What you are asked to do: Look below for the line with "Convert this chart to matplotlib code." and the line with "1960, 1975, 1994]"; repeat exactly those two lines and all lines between them, but no pictures.

Material provided:
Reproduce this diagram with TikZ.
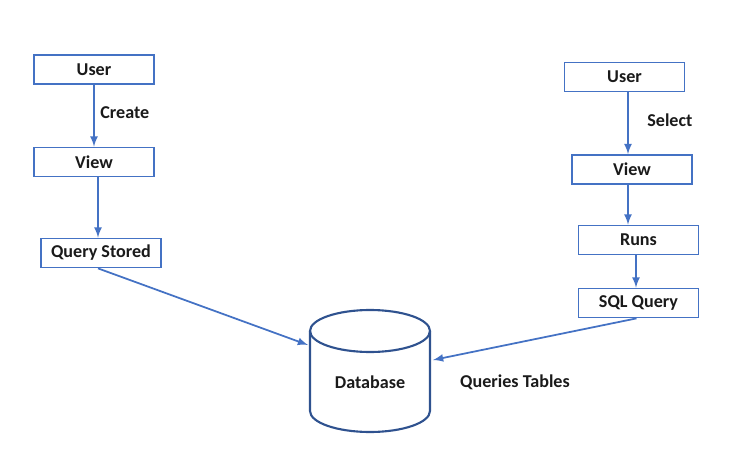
\documentclass[tikz,border=0pt]{standalone}
\usepackage{fontspec}
\setmainfont{Carlito}
\definecolor{boxblue}{HTML}{4472C4}
\definecolor{dbblue}{HTML}{2F528F}
\definecolor{txtgray}{HTML}{1A1A1A}
\tikzset{
  box/.style={draw=boxblue,line width=1pt,fill=white,minimum width=2.4cm,minimum height=0.58cm,
    inner sep=0pt,font=\bfseries\fontsize{10.3}{12}\selectfont,text=txtgray},
  lbl/.style={inner sep=0pt,font=\bfseries\fontsize{10.3}{12}\selectfont,text=txtgray},
  link/.style={draw=boxblue,line width=1pt,-latex}
}
\begin{document}
\begin{tikzpicture}[x=0.02cm,y=-0.02cm]
   \useasboundingbox (0,0) rectangle (751,466);
   % left side: create the view
   \node [box] (luser) at (94,69.5) {User};
   \node [box] (lview) at (94,162) {View};
   \node [box] (lquery) at (101,253) {Query Stored};
   \node [lbl,anchor=west] (create) at (100,112.5) {Create};
   % right side: select from the view
   \node [box] (ruser) at (624.5,77) {User};
   \node [box] (rview) at (632,169.5) {View};
   \node [box] (runs) at (638.5,240) {Runs};
   \node [box] (sql) at (638.5,303) {SQL Query};
   \node [lbl,anchor=west] (select) at (647,120) {Select};
   % database
   \node [minimum width=2.4cm,minimum height=2.42cm,inner sep=0pt] (db) at (370,371.5) {};
   \draw [dbblue,line width=1.2pt] (370,331) ellipse [x radius=1.2cm,y radius=0.42cm];
   \draw [dbblue,line width=1.2pt] (310,331) -- (310,411)
    arc [start angle=180,end angle=360,x radius=1.2cm,y radius=0.42cm] -- (430,331);
   \node [lbl] (dbname) at (370,382) {Database};
   \node [lbl] (qtables) at (515,382) {Queries Tables};
   \coordinate (dbin) at (308,345);
   \coordinate (dbout) at (433,360);
   % arrows
   \draw [link] (luser) -- (lview);
   \draw [link] ([xshift=0.08cm]lview.south) -- ([xshift=0.08cm]lview.south |- lquery.north);
   \draw [link] ([xshift=0.07cm]ruser.south) -- ([xshift=0.07cm]ruser.south |- rview.north);
   \draw [link] ([xshift=-0.08cm]rview.south) -- ([xshift=-0.08cm]rview.south |- runs.north);
   \draw [link] ([xshift=-0.05cm]runs.south) -- ([xshift=-0.05cm]runs.south |- sql.north);
   \draw [link] ([xshift=-0.06cm]lquery.south) -- (dbin);
   \draw [link] ([xshift=-0.04cm]sql.south) -- (dbout);
\end{tikzpicture}
\end{document}
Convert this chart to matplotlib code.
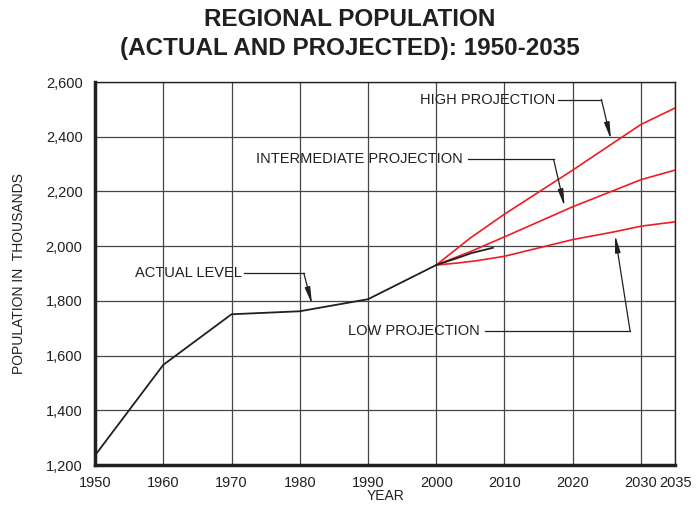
import matplotlib
matplotlib.use("Agg")
import matplotlib.pyplot as plt

plt.rcParams['font.family'] = ['Liberation Sans', 'DejaVu Sans']

# Data
actual_years = [1950, 1960, 1970, 1980, 1990, 2000, 2003.5, 2005.2, 2008.3]
actual_vals = [1235, 1566, 1751, 1762, 1806, 1931, 1960, 1975, 1994]

high_years = [2000, 2005, 2010, 2020, 2030, 2035]
high_vals = [1931, 2030, 2117, 2278, 2445, 2505]

inter_years = [2000, 2005, 2010, 2020, 2030, 2035]
inter_vals = [1931, 1980, 2034, 2144, 2243, 2278]

low_years = [2000, 2003, 2006, 2010, 2020, 2026, 2030, 2035]
low_vals = [1931, 1938, 1947, 1963, 2024, 2052, 2073, 2089]

x_ticks = [1950, 1960, 1970, 1980, 1990, 2000, 2010, 2020, 2030, 2035]
y_ticks = [1200, 1400, 1600, 1800, 2000, 2200, 2400, 2600]

fig = plt.figure(figsize=(6.96, 5.05), dpi=100)
ax = fig.add_axes([0.1365, 0.0792, 0.8335, 0.7584])

red = '#ee1c24'
ink = '#231f20'
ax.plot(high_years, high_vals, color=red, lw=1.2, zorder=3)
ax.plot(inter_years, inter_vals, color=red, lw=1.2, zorder=3)
ax.plot(low_years, low_vals, color=red, lw=1.2, zorder=3)
ax.plot(actual_years, actual_vals, color=ink, lw=1.3, zorder=4)

ax.set_xlim(1950, 2035)
ax.set_ylim(1200, 2600)
ax.set_xticks(x_ticks)
ax.set_xticklabels([str(t) for t in x_ticks], fontsize=10.5)
ax.set_yticks(y_ticks)
ax.set_yticklabels([f"{t:,}" for t in y_ticks], fontsize=10.5)
ax.tick_params(axis='y', length=0, pad=9, colors=ink)
ax.tick_params(axis='x', length=0, pad=8, colors=ink)
ax.grid(True, color='#454545', lw=0.9)
ax.set_axisbelow(True)
for s in ['left', 'bottom']:
    ax.spines[s].set_linewidth(2.5)
    ax.spines[s].set_color(ink)
for s in ['top', 'right']:
    ax.spines[s].set_linewidth(1.0)
    ax.spines[s].set_color(ink)

ax.set_xlabel('YEAR', fontsize=10, labelpad=-1, color=ink)
ax.set_ylabel('POPULATION IN  THOUSANDS', fontsize=10, labelpad=14, color=ink)

fig.text(0.503, 0.962, 'REGIONAL POPULATION', ha='center', va='center',
         fontsize=17.5, fontweight='bold', color=ink)
fig.text(0.503, 0.904, '(ACTUAL AND PROJECTED): 1950-2035', ha='center', va='center',
         fontsize=17.5, fontweight='bold', color=ink)

def callout(text, tx, ty, ha, line_pts, tip):
    ax.text(tx, ty, text, ha=ha, va='center', fontsize=10.5, color=ink, zorder=6)
    xs = [p[0] for p in line_pts]
    ys = [p[1] for p in line_pts]
    ax.plot(xs, ys, color=ink, lw=0.9, zorder=5, clip_on=False)
    ax.annotate('', xy=tip, xytext=line_pts[-1],
                arrowprops=dict(arrowstyle='-|>,head_length=1.0,head_width=0.16',
                                color=ink, lw=0.9, shrinkA=0, shrinkB=0),
                zorder=5)

callout('HIGH PROJECTION', 1997.6, 2536, 'left',
        [(2017.8, 2536), (2024.2, 2536)], (2025.6, 2390))
callout('INTERMEDIATE PROJECTION', 2003.9, 2317, 'right',
        [(2004.6, 2317), (2017.2, 2317)], (2018.8, 2145))
callout('ACTUAL LEVEL', 1955.9, 1901, 'left',
        [(1971.8, 1901), (1980.6, 1901)], (1981.8, 1787))
callout('LOW PROJECTION', 1987.0, 1690, 'left',
        [(2007.1, 1690), (2028.4, 1690)], (2026.2, 2040))

fig.savefig('out.png', dpi=100)
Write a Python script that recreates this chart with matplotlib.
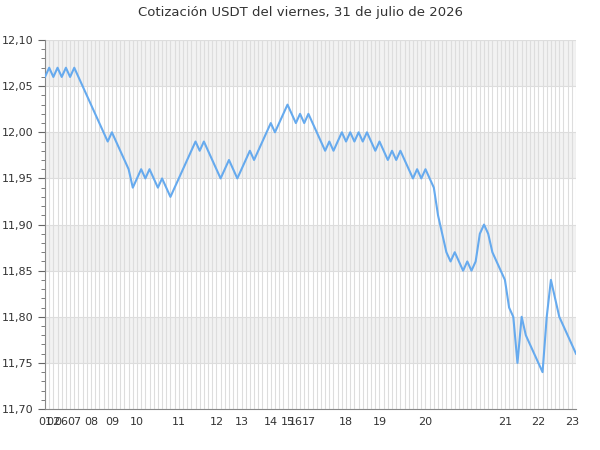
import matplotlib
matplotlib.use("Agg")
import matplotlib.pyplot as plt
from matplotlib.ticker import MultipleLocator, FuncFormatter

# Precio USDT, un punto por muestra
precios = [
    12.06, 12.07, 12.06, 12.07, 12.06, 12.07, 12.06, 12.07, 12.06, 12.05,
    12.04, 12.03, 12.02, 12.01, 12.00, 11.99, 12.00, 11.99, 11.98, 11.97,
    11.96, 11.94, 11.95, 11.96, 11.95, 11.96, 11.95, 11.94, 11.95, 11.94,
    11.93, 11.94, 11.95, 11.96, 11.97, 11.98, 11.99, 11.98, 11.99, 11.98,
    11.97, 11.96, 11.95, 11.96, 11.97, 11.96, 11.95, 11.96, 11.97, 11.98,
    11.97, 11.98, 11.99, 12.00, 12.01, 12.00, 12.01, 12.02, 12.03, 12.02,
    12.01, 12.02, 12.01, 12.02, 12.01, 12.00, 11.99, 11.98, 11.99, 11.98,
    11.99, 12.00, 11.99, 12.00, 11.99, 12.00, 11.99, 12.00, 11.99, 11.98,
    11.99, 11.98, 11.97, 11.98, 11.97, 11.98, 11.97, 11.96, 11.95, 11.96,
    11.95, 11.96, 11.95, 11.94, 11.91, 11.89, 11.87, 11.86, 11.87, 11.86,
    11.85, 11.86, 11.85, 11.86, 11.89, 11.90, 11.89, 11.87, 11.86, 11.85,
    11.84, 11.81, 11.80, 11.75, 11.80, 11.78, 11.77, 11.76, 11.75, 11.74,
    11.80, 11.84, 11.82, 11.80, 11.79, 11.78, 11.77, 11.76,
]

# primera muestra de cada hora
hora_pos = [0, 2, 4, 7, 11, 16, 22, 32, 41, 47, 54, 58, 60, 63, 72, 80, 91, 110, 118, 126]
hora_txt = ["01", "02", "06", "07", "08", "09", "10", "11", "12", "13",
            "14", "15", "16", "17", "18", "19", "20", "21", "22", "23"]

y_min, y_max = 11.70, 12.10

fig, ax = plt.subplots(figsize=(6, 4.5), dpi=100)
fig.subplots_adjust(left=0.075, right=0.96, top=0.911, bottom=0.091)

# bandas alternas
y = y_min
k = 0
while y < y_max - 1e-9:
    if k % 2 == 1:
        ax.axhspan(y, y + 0.05, color="#f2f2f2", zorder=0, lw=0)
    y += 0.05
    k += 1

x = list(range(len(precios)))
ax.plot(x, precios, color="#66aaee", linewidth=1.5, zorder=3)

ax.set_xlim(0, len(precios) - 1)
ax.set_ylim(y_min, y_max)

ax.set_xticks(hora_pos)
ax.set_xticklabels(hora_txt)
ax.xaxis.set_minor_locator(MultipleLocator(1))
ax.yaxis.set_major_locator(MultipleLocator(0.05))
ax.yaxis.set_minor_locator(MultipleLocator(0.01))
ax.yaxis.set_major_formatter(FuncFormatter(lambda v, p: f"{v:.2f}".replace(".", ",")))

ax.grid(True, which="both", axis="x", color="#dddddd", linewidth=0.8, zorder=1)
ax.grid(True, which="major", axis="y", color="#dddddd", linewidth=0.8, zorder=1)
ax.set_axisbelow(True)

ax.tick_params(axis="x", which="both", length=0, pad=6, labelsize=8, labelcolor="#333333")
ax.tick_params(axis="y", which="major", length=5, color="#666666", labelsize=8, labelcolor="#333333")
ax.tick_params(axis="y", which="minor", length=3, color="#666666")

for s in ["top", "right"]:
    ax.spines[s].set_visible(False)
for s in ["left", "bottom"]:
    ax.spines[s].set_color("#888888")

fig.text(0.5, 0.973, "Cotización USDT del viernes, 31 de julio de 2026",
         ha="center", va="center", fontsize=9.5, color="#333333")

plt.savefig("out.png")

Answer to this problem:
Convert this chart to matplotlib code.
import matplotlib
matplotlib.use("Agg")
import matplotlib.pyplot as plt

plt.rcParams['font.family'] = ['Liberation Sans', 'DejaVu Sans']

# Data
actual_years = [1950, 1960, 1970, 1980, 1990, 2000, 2003.5, 2005.2, 2008.3]
actual_vals = [1235, 1566, 1751, 1762, 1806, 1931, 1960, 1975, 1994]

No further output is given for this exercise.